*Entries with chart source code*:
········
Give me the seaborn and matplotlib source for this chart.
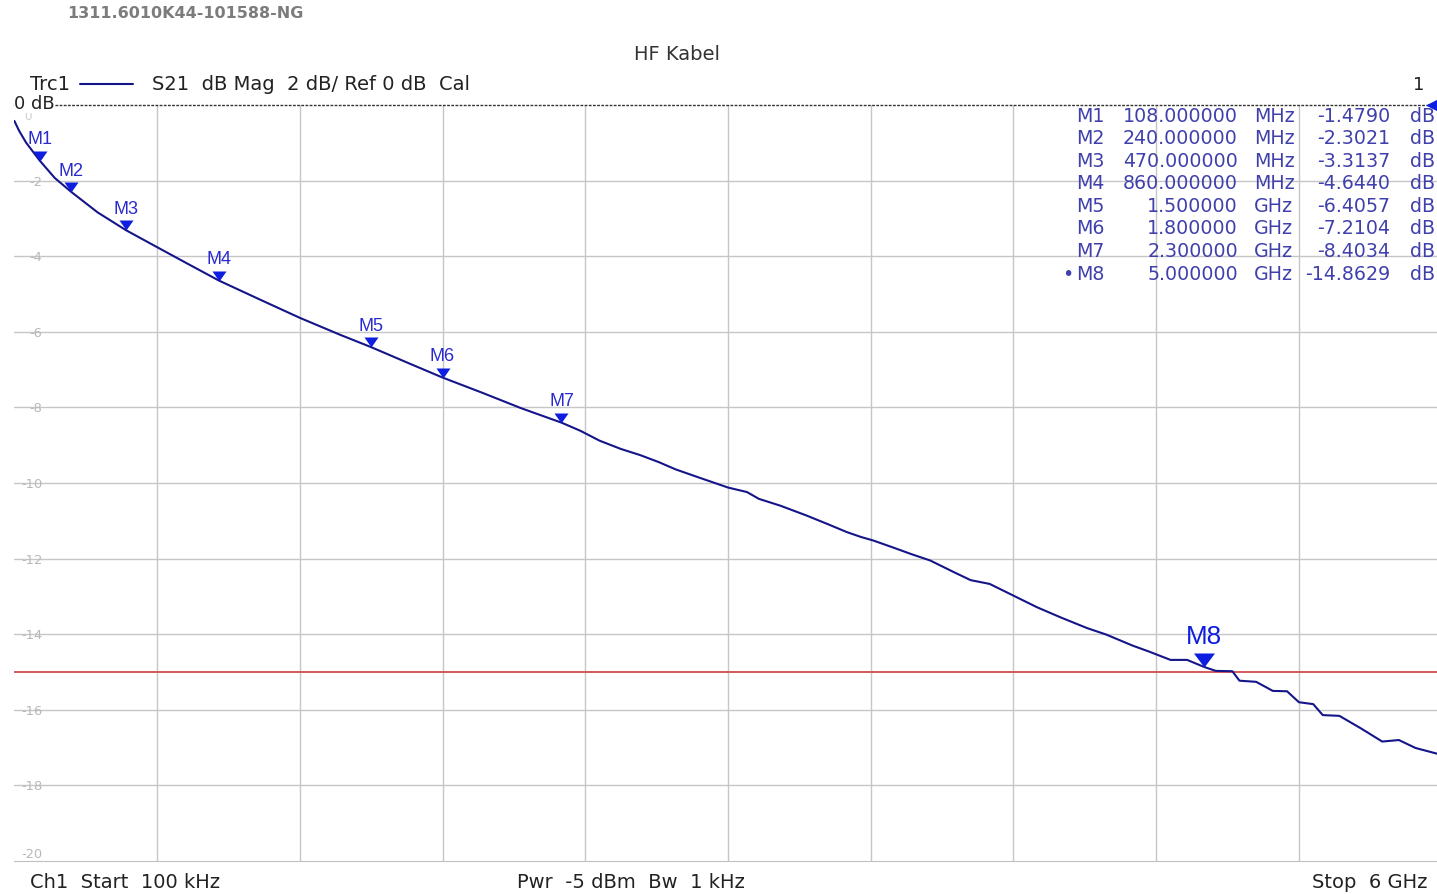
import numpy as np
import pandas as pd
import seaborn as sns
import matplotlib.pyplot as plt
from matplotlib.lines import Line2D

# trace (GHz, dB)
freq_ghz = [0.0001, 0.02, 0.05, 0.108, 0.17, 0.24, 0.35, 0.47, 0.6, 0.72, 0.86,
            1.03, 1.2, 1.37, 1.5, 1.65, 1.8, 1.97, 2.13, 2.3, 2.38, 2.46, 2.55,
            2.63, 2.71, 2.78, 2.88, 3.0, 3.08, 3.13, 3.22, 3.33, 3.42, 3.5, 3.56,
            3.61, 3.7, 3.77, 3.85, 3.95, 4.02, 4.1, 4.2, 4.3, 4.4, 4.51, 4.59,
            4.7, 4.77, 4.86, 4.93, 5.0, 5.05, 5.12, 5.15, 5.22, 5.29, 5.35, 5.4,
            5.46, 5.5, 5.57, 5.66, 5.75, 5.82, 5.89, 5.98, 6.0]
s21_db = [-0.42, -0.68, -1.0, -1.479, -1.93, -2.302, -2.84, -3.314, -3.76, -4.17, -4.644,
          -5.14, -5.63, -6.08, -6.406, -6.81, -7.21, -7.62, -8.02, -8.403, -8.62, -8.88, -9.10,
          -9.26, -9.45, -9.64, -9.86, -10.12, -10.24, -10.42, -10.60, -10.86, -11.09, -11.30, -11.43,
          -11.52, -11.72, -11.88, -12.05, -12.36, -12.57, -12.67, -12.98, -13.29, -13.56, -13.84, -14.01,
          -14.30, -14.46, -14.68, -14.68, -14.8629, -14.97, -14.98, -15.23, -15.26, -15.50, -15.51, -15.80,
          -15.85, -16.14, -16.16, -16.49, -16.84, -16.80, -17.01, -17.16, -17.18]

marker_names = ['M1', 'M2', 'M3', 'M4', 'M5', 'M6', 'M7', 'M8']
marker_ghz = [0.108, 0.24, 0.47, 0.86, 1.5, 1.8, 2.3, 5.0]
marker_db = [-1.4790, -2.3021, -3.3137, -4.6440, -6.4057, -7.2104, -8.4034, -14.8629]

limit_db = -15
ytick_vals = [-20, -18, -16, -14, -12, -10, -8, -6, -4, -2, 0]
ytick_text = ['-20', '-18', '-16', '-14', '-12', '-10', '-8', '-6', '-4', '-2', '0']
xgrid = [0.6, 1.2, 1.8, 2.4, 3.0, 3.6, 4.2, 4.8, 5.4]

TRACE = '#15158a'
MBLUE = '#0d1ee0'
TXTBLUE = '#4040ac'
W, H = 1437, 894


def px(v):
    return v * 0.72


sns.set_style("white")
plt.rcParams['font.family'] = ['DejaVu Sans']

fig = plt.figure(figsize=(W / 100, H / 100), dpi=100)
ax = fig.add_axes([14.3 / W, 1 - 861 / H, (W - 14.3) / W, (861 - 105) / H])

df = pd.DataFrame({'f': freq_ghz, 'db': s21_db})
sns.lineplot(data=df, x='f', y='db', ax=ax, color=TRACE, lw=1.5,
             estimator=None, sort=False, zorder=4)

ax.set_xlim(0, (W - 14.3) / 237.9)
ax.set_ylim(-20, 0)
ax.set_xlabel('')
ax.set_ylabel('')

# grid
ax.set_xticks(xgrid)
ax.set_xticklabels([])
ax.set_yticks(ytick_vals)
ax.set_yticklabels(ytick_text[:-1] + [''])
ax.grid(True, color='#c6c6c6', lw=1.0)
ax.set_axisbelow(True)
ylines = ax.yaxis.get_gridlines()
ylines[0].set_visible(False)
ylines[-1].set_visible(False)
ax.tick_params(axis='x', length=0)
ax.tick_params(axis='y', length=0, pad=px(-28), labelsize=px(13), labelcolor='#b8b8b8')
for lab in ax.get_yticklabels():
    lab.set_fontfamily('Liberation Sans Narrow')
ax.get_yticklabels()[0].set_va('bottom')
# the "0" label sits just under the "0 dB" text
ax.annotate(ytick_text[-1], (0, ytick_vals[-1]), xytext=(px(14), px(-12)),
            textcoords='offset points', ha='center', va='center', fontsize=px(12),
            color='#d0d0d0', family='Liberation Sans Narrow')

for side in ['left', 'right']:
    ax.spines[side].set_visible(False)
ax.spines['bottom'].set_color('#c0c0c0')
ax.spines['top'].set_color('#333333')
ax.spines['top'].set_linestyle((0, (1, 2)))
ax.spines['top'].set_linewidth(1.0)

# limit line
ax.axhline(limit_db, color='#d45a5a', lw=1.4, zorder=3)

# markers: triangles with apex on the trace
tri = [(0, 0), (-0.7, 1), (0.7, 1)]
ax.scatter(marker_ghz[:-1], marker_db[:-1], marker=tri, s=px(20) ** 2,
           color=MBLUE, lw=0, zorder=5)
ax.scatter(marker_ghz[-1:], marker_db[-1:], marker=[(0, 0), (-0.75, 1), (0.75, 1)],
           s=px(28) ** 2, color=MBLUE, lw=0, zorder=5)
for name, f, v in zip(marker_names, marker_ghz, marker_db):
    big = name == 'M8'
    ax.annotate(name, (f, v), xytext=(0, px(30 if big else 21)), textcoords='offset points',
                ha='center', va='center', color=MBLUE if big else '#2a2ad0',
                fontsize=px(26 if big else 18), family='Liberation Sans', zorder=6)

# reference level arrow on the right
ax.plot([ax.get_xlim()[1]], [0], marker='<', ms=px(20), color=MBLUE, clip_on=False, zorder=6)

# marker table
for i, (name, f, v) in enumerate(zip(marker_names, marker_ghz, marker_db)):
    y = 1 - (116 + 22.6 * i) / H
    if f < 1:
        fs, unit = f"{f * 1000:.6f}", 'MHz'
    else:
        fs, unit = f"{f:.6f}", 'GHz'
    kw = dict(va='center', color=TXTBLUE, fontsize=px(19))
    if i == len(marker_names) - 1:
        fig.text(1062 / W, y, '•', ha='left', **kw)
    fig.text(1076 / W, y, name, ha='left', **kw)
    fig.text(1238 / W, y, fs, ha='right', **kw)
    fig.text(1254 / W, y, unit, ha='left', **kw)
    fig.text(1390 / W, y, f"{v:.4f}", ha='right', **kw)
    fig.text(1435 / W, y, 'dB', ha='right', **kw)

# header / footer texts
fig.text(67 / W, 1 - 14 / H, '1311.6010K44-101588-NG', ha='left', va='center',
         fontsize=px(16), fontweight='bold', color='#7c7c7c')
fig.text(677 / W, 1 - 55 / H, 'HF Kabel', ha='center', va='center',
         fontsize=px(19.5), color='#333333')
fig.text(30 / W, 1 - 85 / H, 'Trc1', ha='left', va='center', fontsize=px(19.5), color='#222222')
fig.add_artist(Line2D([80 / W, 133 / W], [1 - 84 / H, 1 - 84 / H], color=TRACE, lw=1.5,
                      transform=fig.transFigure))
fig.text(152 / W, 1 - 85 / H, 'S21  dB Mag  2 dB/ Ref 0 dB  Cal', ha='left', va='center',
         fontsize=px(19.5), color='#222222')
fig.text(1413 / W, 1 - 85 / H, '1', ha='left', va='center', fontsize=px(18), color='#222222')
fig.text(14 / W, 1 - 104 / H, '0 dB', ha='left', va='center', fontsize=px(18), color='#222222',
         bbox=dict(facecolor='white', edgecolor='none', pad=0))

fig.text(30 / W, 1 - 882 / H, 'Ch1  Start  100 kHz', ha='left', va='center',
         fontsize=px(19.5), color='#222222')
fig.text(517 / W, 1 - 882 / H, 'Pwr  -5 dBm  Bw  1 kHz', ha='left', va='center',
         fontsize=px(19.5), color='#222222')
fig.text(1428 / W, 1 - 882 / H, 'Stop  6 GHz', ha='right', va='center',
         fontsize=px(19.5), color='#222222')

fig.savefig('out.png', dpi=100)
········
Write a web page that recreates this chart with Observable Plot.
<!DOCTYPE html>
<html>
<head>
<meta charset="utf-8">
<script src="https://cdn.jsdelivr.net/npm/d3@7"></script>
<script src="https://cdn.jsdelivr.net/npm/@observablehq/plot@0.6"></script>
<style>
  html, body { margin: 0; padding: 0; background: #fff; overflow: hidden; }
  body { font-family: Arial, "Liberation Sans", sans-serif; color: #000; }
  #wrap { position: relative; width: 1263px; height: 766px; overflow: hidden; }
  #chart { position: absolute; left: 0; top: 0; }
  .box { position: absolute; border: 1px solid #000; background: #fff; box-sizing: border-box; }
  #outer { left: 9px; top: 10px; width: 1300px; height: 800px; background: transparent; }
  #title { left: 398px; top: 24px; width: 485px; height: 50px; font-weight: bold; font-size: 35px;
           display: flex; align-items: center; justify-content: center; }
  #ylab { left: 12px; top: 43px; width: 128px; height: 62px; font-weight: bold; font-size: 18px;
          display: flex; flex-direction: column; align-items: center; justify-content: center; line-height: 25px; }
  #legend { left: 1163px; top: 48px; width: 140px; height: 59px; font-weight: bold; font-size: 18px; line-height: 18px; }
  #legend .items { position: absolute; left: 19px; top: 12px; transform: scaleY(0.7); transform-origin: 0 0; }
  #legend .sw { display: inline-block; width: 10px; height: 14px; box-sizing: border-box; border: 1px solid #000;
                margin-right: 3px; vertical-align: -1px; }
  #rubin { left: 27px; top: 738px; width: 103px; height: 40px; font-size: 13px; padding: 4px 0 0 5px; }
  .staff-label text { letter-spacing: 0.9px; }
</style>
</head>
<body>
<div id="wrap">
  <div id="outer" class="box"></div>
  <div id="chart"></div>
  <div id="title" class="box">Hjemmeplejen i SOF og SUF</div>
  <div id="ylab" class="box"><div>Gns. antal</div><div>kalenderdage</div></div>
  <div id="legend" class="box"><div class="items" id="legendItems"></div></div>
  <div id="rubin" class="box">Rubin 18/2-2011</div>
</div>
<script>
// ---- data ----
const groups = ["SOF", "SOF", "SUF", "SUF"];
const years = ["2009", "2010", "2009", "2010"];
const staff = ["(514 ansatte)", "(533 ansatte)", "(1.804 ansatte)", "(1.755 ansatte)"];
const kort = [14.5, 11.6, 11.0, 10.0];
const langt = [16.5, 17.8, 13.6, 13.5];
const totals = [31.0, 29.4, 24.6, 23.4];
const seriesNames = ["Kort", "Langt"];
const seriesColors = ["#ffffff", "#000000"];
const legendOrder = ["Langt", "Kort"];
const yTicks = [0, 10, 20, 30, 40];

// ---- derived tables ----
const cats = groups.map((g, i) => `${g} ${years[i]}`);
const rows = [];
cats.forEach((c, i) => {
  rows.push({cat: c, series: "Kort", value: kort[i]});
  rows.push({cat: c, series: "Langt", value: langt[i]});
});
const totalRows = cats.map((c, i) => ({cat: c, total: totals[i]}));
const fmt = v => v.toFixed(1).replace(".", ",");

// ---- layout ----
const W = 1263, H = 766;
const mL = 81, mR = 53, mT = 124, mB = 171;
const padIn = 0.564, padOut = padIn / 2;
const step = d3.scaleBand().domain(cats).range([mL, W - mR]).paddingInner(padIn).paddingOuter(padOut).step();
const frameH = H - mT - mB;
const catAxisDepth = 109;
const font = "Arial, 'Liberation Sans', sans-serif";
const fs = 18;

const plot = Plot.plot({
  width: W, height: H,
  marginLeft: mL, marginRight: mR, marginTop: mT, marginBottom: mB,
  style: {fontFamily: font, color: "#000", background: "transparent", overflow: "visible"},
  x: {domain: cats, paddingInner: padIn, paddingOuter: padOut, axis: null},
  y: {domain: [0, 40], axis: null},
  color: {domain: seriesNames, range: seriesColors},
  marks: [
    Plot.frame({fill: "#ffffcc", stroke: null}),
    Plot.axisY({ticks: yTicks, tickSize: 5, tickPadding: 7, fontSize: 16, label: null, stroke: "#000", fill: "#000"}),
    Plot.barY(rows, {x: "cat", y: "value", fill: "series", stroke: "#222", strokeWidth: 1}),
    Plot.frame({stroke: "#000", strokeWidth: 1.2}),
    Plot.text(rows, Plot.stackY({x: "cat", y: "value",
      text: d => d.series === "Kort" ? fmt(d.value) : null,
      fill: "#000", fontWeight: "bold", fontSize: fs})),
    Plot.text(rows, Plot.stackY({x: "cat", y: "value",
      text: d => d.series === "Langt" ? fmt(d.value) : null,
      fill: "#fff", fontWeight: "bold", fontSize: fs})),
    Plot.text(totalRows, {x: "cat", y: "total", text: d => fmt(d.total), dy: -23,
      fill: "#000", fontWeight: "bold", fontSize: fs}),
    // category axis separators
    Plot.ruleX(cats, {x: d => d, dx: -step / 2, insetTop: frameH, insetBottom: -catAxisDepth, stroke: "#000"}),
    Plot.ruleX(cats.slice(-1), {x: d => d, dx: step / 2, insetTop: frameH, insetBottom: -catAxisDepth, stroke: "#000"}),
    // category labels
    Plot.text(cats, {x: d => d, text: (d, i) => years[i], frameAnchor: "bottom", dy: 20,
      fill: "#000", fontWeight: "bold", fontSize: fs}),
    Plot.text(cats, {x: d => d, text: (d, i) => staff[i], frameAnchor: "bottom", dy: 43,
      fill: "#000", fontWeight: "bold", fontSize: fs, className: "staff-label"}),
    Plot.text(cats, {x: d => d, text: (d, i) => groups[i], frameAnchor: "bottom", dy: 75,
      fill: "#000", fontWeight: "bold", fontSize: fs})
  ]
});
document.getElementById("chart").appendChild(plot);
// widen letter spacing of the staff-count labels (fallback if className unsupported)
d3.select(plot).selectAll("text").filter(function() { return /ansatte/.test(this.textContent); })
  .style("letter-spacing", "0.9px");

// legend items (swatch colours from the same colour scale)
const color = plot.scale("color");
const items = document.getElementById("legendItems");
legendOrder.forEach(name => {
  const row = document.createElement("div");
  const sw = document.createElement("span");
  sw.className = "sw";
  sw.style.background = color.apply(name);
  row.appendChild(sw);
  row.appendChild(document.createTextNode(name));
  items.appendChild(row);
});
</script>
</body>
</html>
········
Give again, word for word, the lines from the one that contains "Give me the" to the one that contains "from matplotlib.lines import Line2D", both included. Omit the pictures.

*Result for this exercise*:
Give me the seaborn and matplotlib source for this chart.
import numpy as np
import pandas as pd
import seaborn as sns
import matplotlib.pyplot as plt
from matplotlib.lines import Line2D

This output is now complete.